Is it going to be a push from the side of hardware vendors who make servers and at least one type of other datacenter equipment(eg. Dell positions the ‘PowerEdge Fabric Storage’ device as digital-transformation-cooler-and-better alternative to the PERC; and did we mention that, while capable of generic iSCSI and NVMEoF, it sure works even better with these EMC products you really ought to take a look at?; HPE helpfully mentions that only Proliant GenX systems have NICs with deep integration into Aruba Network Analytics Engine; for a network-wide single-pane-of-glass solution”?
Is it going to be specialty outfits looking to make inroads on the strength of the efficiency their very specialized offerings offer vs. standardized commodity options(eg. Fungible selling you first on the capabilities of their storage appliances; naturally leading to your servers using their DPUs to best take advantage of them)?
Will some combination of self-preservation on the part of software vendors that offer virtualization and orchestration mechanisms, and fear of lock-in on the part of customers, lead to an outcome where DPU vendors effectively have to strive to be a largely silent drop-in replacement for one or more of the components that customers are currently handling in software; with attempts to push development in the direction of their proprietary mechanisms largely rejected by people afraid of some DPU vendor managing to make their environment the CUDA of networking and then start licensing and pricing like they are pretty much your only option and you both know it?

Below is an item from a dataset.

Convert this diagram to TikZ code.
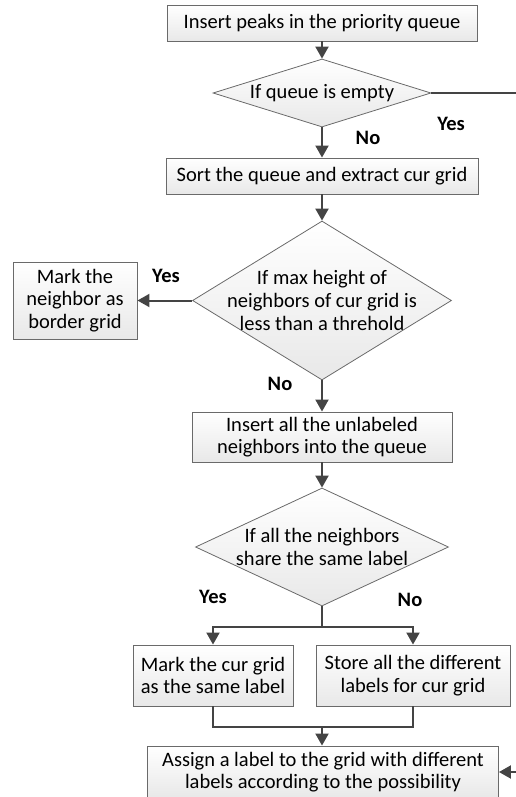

Hey Patrick, you missed one of the bigger effects of Nitro, the effect on the bottom line. With Nitro offloading all this work and management overhead the expensive CPUs that AWS buys from Intel, AMD, etc. are now 100% charged back to the customers. In a small datacenter this difference isn’t worth noticing. At the hyperscales we are talking here it means lots of money to invest in other things, or return to the business.